Persist or not persist : comment
Thu, 21 Oct 1999 15:34:36 -0700

You forgot to include the group in your reply.  Deliberate?

> >At the same time, a 'Document' object would be expected to 
> have a 'save'
> >method (perhaps "commit" would be a good name) which simply 
> makes all the
> >changes official.  The user doesn't ever HAVE to hit that 
> button marked
> >Save, but they certainly can.

> >Now, when you add in Udanax-style version management, the 
> whole usefulness
> >of saving documents gets a little more doubtful.  I think 
> Tunes should be
> >based primarily on Udanax algorithms (although probably not code).
> >Especially since they're unpatentable.

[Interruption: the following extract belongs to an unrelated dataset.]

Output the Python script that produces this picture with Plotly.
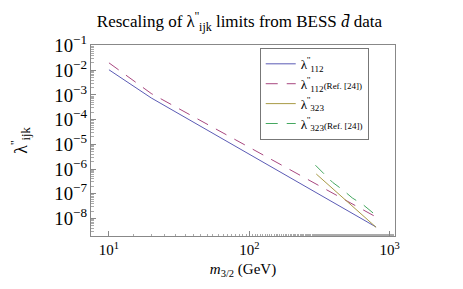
import plotly.graph_objects as go

# λ''112 (this work)
m_112 = [10, 14, 20, 800]
lam_112 = [1.05e-2, 2.9e-3, 7.6e-4, 4.5e-9]
# λ''112 (Ref. [24])
m_112_ref = [10, 14, 20, 800]
lam_112_ref = [2.0e-2, 5.1e-3, 1.15e-3, 1.15e-8]
# λ''323 (this work)
m_323 = [300, 800]
lam_323 = [6.3e-7, 4.4e-9]
# λ''323 (Ref. [24])
m_323_ref = [296, 342, 392, 467, 541, 647, 750, 791]
lam_323_ref = [1.43e-6, 6.3e-7, 2.9e-7, 1.39e-7, 6.8e-8, 3.6e-8, 1.8e-8, 1.4e-8]

x_tickvals = [10, 100, 1000]
x_ticktext = ["10<sup>1</sup>", "10<sup>2</sup>", "10<sup>3</sup>"]

BLUE = "#5b5bb5"
MAG = "#a8477f"
OLIVE = "#a89a45"
GREEN = "#45a860"

SERIF = "Liberation Serif, Times New Roman, serif"

names = [
    "λ<sup>''</sup><sub>112</sub>",
    "λ<sup>''</sup><sub>112</sub><span style='font-size:9px'>(Ref. [24])</span>",
    "λ<sup>''</sup><sub>323</sub>",
    "λ<sup>''</sup><sub>323</sub><span style='font-size:9px'>(Ref. [24])</span>",
]

fig = go.Figure()
fig.add_trace(go.Scatter(x=m_112, y=lam_112, mode="lines", name=names[0],
                         line=dict(color=BLUE, width=1)))
fig.add_trace(go.Scatter(x=m_112_ref, y=lam_112_ref, mode="lines", name=names[1],
                         line=dict(color=MAG, width=1, dash="12px,9px")))
fig.add_trace(go.Scatter(x=m_323, y=lam_323, mode="lines", name=names[2],
                         line=dict(color=OLIVE, width=1)))
fig.add_trace(go.Scatter(x=m_323_ref, y=lam_323_ref, mode="lines", name=names[3],
                         line=dict(color=GREEN, width=1, dash="12px,9px")))

axis_common = dict(
    type="log", exponentformat="power", showgrid=False, zeroline=False,
    showline=True, linecolor="#888888", linewidth=1, mirror=True,
    ticks="inside", ticklen=5, tickcolor="#888888",
    minor=dict(ticks="inside", ticklen=2.5, tickcolor="#aaaaaa", showgrid=False),
    tickfont=dict(family=SERIF, size=15, color="black"),
)

fig.update_layout(
    width=463, height=289,
    margin=dict(l=81, r=76, t=37, b=61),
    paper_bgcolor="white", plot_bgcolor="white",
    font=dict(family=SERIF, color="black"),
    title=dict(text="Rescaling of λ<sup>''</sup><sub>ijk</sub> limits from BESS <i>d\u0304</i> data",
               x=0.5, xanchor="center", y=0.955, yanchor="middle",
               font=dict(family=SERIF, size=17, color="black")),
    xaxis=dict(axis_common, range=[0.872, 3.038],
               tickvals=x_tickvals, ticktext=x_ticktext,
               title=dict(text="<i>m</i><sub>3/2</sub> (GeV)", standoff=6,
                          font=dict(family=SERIF, size=15))),
    yaxis=dict(axis_common, range=[-8.71, -0.976], dtick=1,
               title=dict(text="λ<sup>''</sup><sub>ijk</sub>", standoff=22,
                          font=dict(family=SERIF, size=18))),
    legend=dict(x=0.555, y=0.985, xanchor="left", yanchor="top",
                bordercolor="#777777", borderwidth=1, bgcolor="white",
                font=dict(family=SERIF, size=13), itemwidth=30,
                tracegroupgap=0),
    showlegend=True,
)

fig.write_html("out.html")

> This isn't quite the full picture.


> Take for example the idea of a
> journalling file system, which is a rough analog of a fully persistent
> system, only taken at low-level.  The stored object's 
> _representation_ is a
> series of states linked by operations on those states.  The semantics,
> then, of a GUI lement like "save" would be to merely force 
> the store to
> include all updates in the store's cache, the RAM.  To 

Heavens, NO!  That's a direct contradication of what it means to be
persistent.  The save button merely marks a major version.  The document
itslef is already persistent -- it's already on disk.  Of course, part of
the activity of the major release would no doubt be to make sure
everything's committed to disk (safety first!), but that's a minor note.

> perhaps clarify what
> you are doing the word "Make concrete" or "solidify" (yes, 
> "commit" works
> to some extent,

Not a bad idea.  For the immediate future, "save" is better than any of our

> but doesn't connote the idea that 
> data-retrieval would take
> less time)

A very bad idea.  You're restricting the semantics FAR too much.

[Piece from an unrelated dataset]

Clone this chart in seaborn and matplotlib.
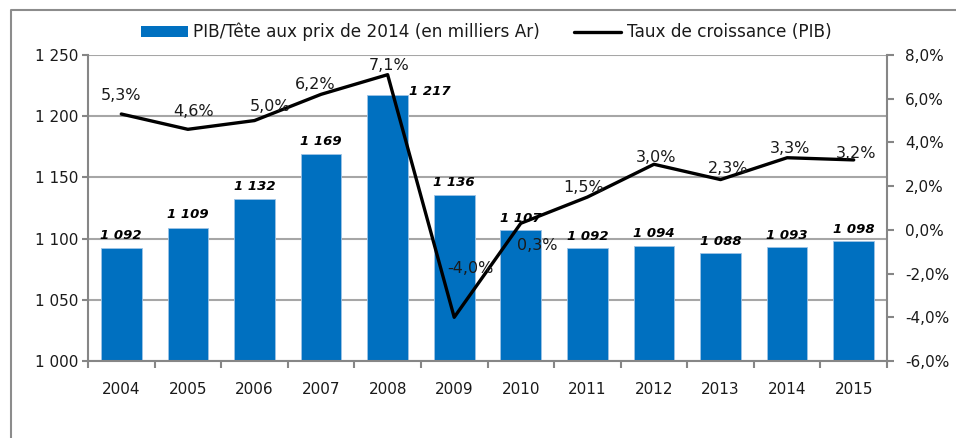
import numpy as np
import pandas as pd
import matplotlib; matplotlib.use("Agg")
import matplotlib.pyplot as plt
import seaborn as sns
from matplotlib.lines import Line2D
from matplotlib.patches import Patch
from matplotlib.ticker import FuncFormatter, MultipleLocator

# ── données ───────────────────────────────────────────────────────────────────
years = ["2004", "2005", "2006", "2007", "2008", "2009",
         "2010", "2011", "2012", "2013", "2014", "2015"]
pib_tete = [1092, 1109, 1132, 1169, 1217, 1136, 1107, 1092, 1094, 1088, 1093, 1098]
croissance = [5.3, 4.6, 5.0, 6.2, 7.1, -4.0, 0.3, 1.5, 3.0, 2.3, 3.3, 3.2]

BAR_LABEL = "PIB/Tête aux prix de 2014 (en milliers Ar)"
LINE_LABEL = "Taux de croissance (PIB)"

# décalages des étiquettes (en pixels, centre du texte / point)
bar_lab_off = [(0, -13)] * 4 + [(42, -4)] + [(0, -12)] * 7
line_lab_off = [(0, -19), (6, -18), (16, -14), (-6, -10), (2, -9), (16, -49),
                (16, 22), (-4, -10), (2, -7), (8, -11), (3, -9), (2, -6)]

BLUE = "#0070C0"
GRID = "#A6A6A6"
SPINE = "#868686"
TXT = "#1A1A1A"
DPI = 100

sns.set_theme(style="white")
plt.rcParams["font.family"] = ["DejaVu Sans"]

df = pd.DataFrame({"annee": years, "pib": pib_tete, "taux": croissance,
                   "pos": np.arange(len(years))})

fig = plt.figure(figsize=(9.56, 4.38), dpi=DPI)
ax = fig.add_axes([88 / 956, 1 - 361 / 438, (887 - 88) / 956, (361 - 55) / 438])

sns.barplot(data=df, x="annee", y="pib", color=BLUE, saturation=1, width=0.61,
            edgecolor="#9DC3E6", linewidth=0.6, ax=ax, zorder=2)
ax.set_ylim(1000, 1250)
ax.set_xlim(-0.5, len(years) - 0.5)
ax.yaxis.set_major_locator(MultipleLocator(50))
ax.yaxis.set_major_formatter(FuncFormatter(lambda v, p: f"{int(v):,}".replace(",", " ")))
ax.grid(axis="y", color=GRID, lw=1.5, zorder=0)
ax.set_axisbelow(True)
ax.set_xlabel("")
ax.set_ylabel("")
for s in ["top", "right"]:
    ax.spines[s].set_visible(False)
for s in ["left", "bottom"]:
    ax.spines[s].set_color(SPINE)
    ax.spines[s].set_linewidth(1.5)
ax.set_xticks(np.arange(len(years)))
ax.set_xticklabels(years)
ax.set_xticks(np.arange(len(years) + 1) - 0.5, minor=True)
ax.tick_params(axis="x", which="major", length=0, pad=15, labelsize=11, labelcolor=TXT)
ax.tick_params(axis="x", which="minor", length=5, width=1.5, color=SPINE, bottom=True)
ax.tick_params(axis="y", length=4, width=1.5, color=SPINE, left=True, pad=3,
               labelsize=11, labelcolor=TXT)

px = 72.0 / DPI
for i, (v, off) in enumerate(zip(pib_tete, bar_lab_off)):
    ax.annotate(f"{v:,}".replace(",", " "), (i, v),
                xytext=(off[0] * px, -off[1] * px), textcoords="offset points",
                ha="center", va="center", fontsize=9.5, fontweight="bold",
                fontstyle="italic", color="black", zorder=5)

ax2 = ax.twinx()
sns.lineplot(data=df, x="pos", y="taux", color="black", lw=2.4, ax=ax2, zorder=4)
ax2.set_ylim(-6, 8)
ax2.set_xlim(-0.5, len(years) - 0.5)
ax2.yaxis.set_major_locator(MultipleLocator(2))
ax2.yaxis.set_major_formatter(FuncFormatter(lambda v, p: f"{v:.1f}%".replace(".", ",")))
ax2.set_ylabel("")
ax2.set_xlabel("")
for s in ["top", "left", "bottom"]:
    ax2.spines[s].set_visible(False)
ax2.spines["right"].set_color(SPINE)
ax2.spines["right"].set_linewidth(1.5)
ax2.tick_params(axis="y", length=5, width=1.5, color=SPINE, right=True, pad=8,
                labelsize=11, labelcolor=TXT)
ax2.grid(False)

for i, (v, off) in enumerate(zip(croissance, line_lab_off)):
    ax2.annotate(f"{v:.1f}%".replace(".", ","), (i, v),
                 xytext=(off[0] * px, -off[1] * px), textcoords="offset points",
                 ha="center", va="center", fontsize=11.5, color=TXT, zorder=6)

handles = [Patch(facecolor=BLUE, edgecolor="none"),
           Line2D([0], [0], color="black", lw=2.4)]
fig.legend(handles, [BAR_LABEL, LINE_LABEL], loc="center", ncol=2,
           bbox_to_anchor=(486 / 956, 1 - 32 / 438), frameon=False,
           fontsize=12.2, handlelength=2.8, handleheight=0.6, handletextpad=0.3,
           columnspacing=2.0, labelcolor=TXT)

# cadre extérieur
fig.add_artist(Line2D([11 / 956, 11 / 956, 1.0], [0.0, 1 - 10 / 438, 1 - 10 / 438],
                      transform=fig.transFigure, color="#8C8C8C", lw=1.5))

fig.savefig("out.png", dpi=DPI)
plt.close(fig)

> might be more appropriate.  At the same time, you 
> don't loose
> the ability to "undo" or "redo" state-changes.  In fact, you 
> retain the
> ability to do so at fine-grain implicitly.  Of course, 


> changes to state in
> practice usually consume a lot more space than the resulting 
> data, so we
> arrive at another factor of the semantics of "save": that of 
> discarding
> previous (dare i say it?) versions of the object.  Of course, 

I would want this to happen as part of a version manager interaction (i.e.
the user asked for it specifically), never as a side-product of a major
revision release.

> in the usual
> systems, one wants safety, so one explicitly differentiates 
> the versions by
> creating new persistent objects (i.e. "save as...").  In file systems,
> these aren't linked semantically, though, so a persistent 
> store would do
> things differently.

I would say that we should imitate Geos -- object persistance, document
saves without loss of version control (although Geos' version control
SUCKS), and a seperate backup button which simply creates a versionless copy
of the document somewhere else.  Three copies of the document at any given

Again I emphasise: _look at Udanax_.  It has possibilities for version
control like I've never imagined before.  It's AWESOME.  And free.